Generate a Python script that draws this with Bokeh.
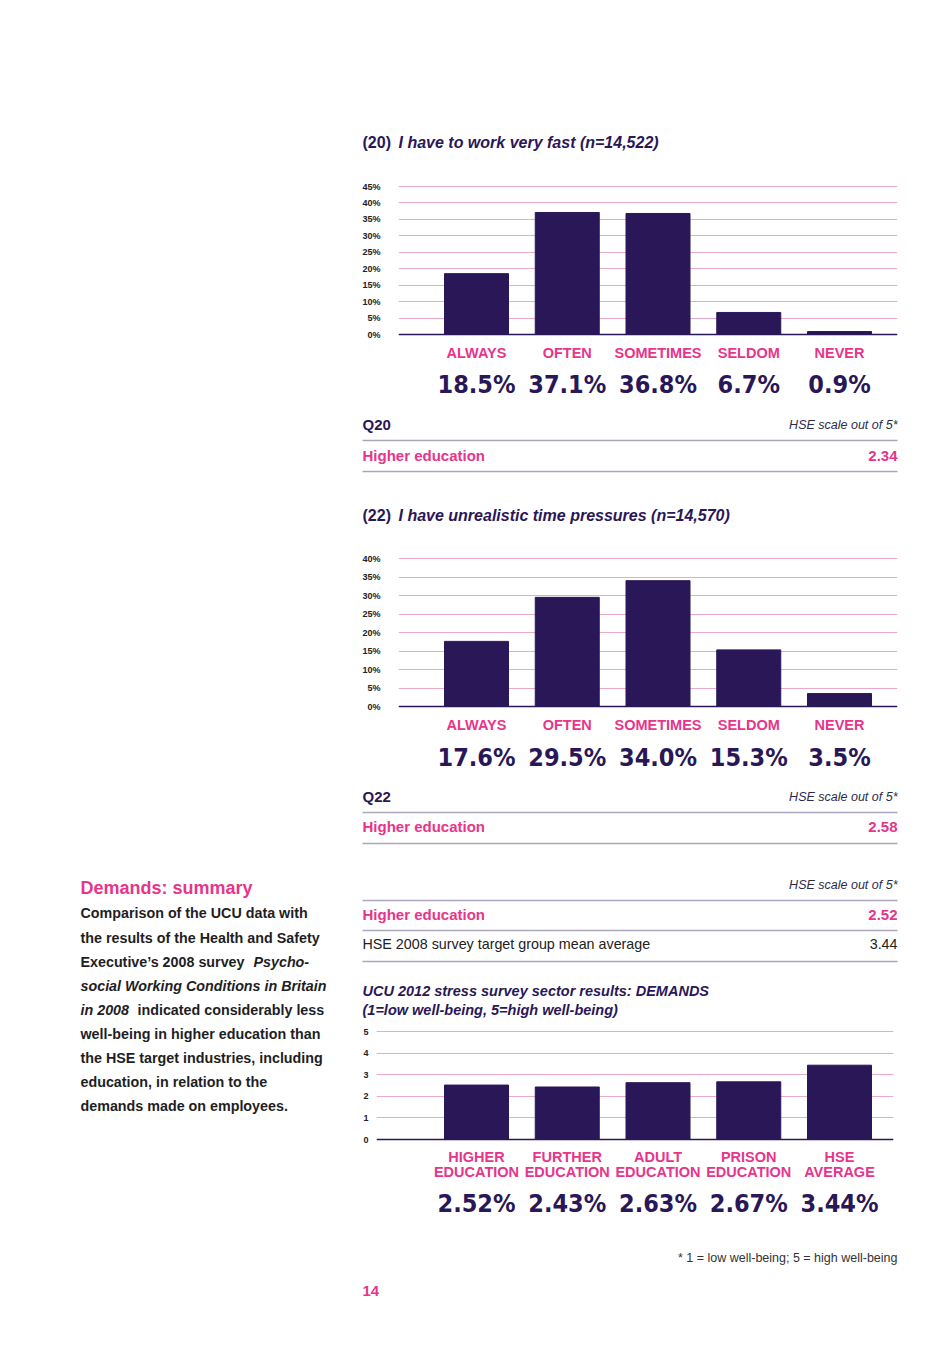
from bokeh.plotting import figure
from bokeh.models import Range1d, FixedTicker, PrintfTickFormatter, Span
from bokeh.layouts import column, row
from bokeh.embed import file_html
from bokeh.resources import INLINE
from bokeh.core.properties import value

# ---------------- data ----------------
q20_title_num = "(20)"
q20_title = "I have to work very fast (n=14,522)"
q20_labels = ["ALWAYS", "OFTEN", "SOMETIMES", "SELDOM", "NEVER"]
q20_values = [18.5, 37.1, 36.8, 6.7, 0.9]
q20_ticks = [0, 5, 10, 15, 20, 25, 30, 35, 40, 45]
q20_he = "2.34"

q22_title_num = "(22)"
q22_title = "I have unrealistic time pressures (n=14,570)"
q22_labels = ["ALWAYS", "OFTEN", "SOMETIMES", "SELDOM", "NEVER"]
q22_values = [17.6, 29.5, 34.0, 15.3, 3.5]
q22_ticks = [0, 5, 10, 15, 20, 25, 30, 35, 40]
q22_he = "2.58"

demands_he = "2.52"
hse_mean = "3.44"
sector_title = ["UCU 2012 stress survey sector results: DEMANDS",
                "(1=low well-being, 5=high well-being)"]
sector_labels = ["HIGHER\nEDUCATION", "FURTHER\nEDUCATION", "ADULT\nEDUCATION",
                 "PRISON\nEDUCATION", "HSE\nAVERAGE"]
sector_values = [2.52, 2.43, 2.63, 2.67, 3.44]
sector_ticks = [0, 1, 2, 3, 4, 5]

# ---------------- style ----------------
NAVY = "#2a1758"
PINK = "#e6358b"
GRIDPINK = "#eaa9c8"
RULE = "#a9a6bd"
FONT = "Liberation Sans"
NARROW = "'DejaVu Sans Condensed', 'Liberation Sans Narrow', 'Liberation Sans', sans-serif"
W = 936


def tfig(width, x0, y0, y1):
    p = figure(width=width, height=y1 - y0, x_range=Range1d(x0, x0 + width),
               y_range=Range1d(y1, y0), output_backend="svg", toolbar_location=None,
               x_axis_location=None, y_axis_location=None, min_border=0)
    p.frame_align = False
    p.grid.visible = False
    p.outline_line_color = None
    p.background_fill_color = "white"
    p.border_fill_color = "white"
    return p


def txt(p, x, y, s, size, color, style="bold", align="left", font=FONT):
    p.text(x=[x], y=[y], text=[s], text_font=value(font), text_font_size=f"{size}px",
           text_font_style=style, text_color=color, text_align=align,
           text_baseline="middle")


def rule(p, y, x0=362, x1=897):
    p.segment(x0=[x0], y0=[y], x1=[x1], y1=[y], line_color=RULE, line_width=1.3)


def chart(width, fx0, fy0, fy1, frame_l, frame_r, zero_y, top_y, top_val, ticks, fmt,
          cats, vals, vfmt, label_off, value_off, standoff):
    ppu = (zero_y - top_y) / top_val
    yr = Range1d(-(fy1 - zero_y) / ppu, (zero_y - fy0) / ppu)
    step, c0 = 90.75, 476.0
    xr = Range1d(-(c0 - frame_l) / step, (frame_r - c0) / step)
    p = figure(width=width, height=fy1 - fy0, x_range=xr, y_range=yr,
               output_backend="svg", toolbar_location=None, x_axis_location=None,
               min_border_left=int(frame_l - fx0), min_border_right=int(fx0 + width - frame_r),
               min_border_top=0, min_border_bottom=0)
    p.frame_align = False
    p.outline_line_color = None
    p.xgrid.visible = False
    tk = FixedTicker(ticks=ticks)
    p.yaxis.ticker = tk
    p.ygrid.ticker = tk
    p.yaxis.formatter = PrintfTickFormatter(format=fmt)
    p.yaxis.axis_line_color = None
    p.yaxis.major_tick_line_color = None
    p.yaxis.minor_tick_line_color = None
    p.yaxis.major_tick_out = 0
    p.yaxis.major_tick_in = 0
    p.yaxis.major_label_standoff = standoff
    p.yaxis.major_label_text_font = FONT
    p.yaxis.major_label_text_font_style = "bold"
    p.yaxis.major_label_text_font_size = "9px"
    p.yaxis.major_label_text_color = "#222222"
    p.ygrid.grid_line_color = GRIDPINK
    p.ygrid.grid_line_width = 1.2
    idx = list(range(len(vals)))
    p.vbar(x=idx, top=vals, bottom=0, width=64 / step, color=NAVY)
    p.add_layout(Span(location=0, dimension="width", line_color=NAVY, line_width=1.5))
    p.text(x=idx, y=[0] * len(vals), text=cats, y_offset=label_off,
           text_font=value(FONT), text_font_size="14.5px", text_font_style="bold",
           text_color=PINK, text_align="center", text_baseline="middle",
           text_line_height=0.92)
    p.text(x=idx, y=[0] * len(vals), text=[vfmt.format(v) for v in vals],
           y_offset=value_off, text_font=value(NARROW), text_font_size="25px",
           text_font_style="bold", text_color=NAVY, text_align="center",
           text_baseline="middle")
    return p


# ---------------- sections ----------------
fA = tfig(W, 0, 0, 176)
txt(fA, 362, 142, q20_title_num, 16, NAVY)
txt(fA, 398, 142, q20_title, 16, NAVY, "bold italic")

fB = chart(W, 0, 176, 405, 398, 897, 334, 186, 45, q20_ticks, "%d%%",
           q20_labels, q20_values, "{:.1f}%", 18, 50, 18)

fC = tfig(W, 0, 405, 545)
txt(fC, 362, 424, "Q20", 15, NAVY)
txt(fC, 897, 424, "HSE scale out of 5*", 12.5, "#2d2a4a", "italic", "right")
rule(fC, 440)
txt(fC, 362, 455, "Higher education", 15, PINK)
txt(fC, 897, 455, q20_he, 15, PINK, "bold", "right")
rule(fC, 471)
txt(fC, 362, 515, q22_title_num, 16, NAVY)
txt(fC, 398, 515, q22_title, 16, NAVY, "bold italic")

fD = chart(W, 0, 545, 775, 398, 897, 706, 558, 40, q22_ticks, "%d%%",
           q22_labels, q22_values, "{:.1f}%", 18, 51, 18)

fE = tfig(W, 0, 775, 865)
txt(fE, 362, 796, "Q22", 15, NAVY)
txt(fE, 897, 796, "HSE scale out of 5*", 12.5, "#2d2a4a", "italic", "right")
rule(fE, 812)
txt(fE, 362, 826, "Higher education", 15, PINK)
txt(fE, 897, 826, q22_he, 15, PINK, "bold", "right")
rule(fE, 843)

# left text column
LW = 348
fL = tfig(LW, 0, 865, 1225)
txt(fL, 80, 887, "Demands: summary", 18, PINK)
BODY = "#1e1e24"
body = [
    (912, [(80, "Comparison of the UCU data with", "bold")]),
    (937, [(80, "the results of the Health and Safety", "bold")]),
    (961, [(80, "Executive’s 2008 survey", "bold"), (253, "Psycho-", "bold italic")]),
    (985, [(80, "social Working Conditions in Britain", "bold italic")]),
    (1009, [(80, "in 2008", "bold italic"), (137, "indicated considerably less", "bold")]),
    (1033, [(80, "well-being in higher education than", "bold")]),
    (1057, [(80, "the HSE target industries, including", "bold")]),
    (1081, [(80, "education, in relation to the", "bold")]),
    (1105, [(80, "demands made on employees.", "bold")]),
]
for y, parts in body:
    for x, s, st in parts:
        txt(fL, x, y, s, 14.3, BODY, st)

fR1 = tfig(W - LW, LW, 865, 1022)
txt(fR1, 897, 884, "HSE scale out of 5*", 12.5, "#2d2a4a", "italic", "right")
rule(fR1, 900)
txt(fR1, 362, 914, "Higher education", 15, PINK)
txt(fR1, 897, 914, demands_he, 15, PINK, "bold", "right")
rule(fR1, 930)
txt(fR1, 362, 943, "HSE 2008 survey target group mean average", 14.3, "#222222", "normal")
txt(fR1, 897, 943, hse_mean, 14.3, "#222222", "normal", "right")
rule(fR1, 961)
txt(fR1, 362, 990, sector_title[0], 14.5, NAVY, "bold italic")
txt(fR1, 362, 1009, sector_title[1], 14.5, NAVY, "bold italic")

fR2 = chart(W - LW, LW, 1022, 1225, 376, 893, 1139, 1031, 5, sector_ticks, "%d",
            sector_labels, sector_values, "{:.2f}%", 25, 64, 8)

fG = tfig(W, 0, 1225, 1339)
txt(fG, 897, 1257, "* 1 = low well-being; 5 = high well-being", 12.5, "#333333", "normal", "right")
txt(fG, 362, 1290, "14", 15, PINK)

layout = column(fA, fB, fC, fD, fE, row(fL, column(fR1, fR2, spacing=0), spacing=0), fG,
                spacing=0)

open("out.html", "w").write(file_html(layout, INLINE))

- - -

(YOUR OBJECTIVE)
Copy exactly the lines running from the beginning of the listing through the line that has "from bokeh.core.properties import value". Drop the pictures.

(RESULT)
Generate a Python script that draws this with Bokeh.
from bokeh.plotting import figure
from bokeh.models import Range1d, FixedTicker, PrintfTickFormatter, Span
from bokeh.layouts import column, row
from bokeh.embed import file_html
from bokeh.resources import INLINE
from bokeh.core.properties import value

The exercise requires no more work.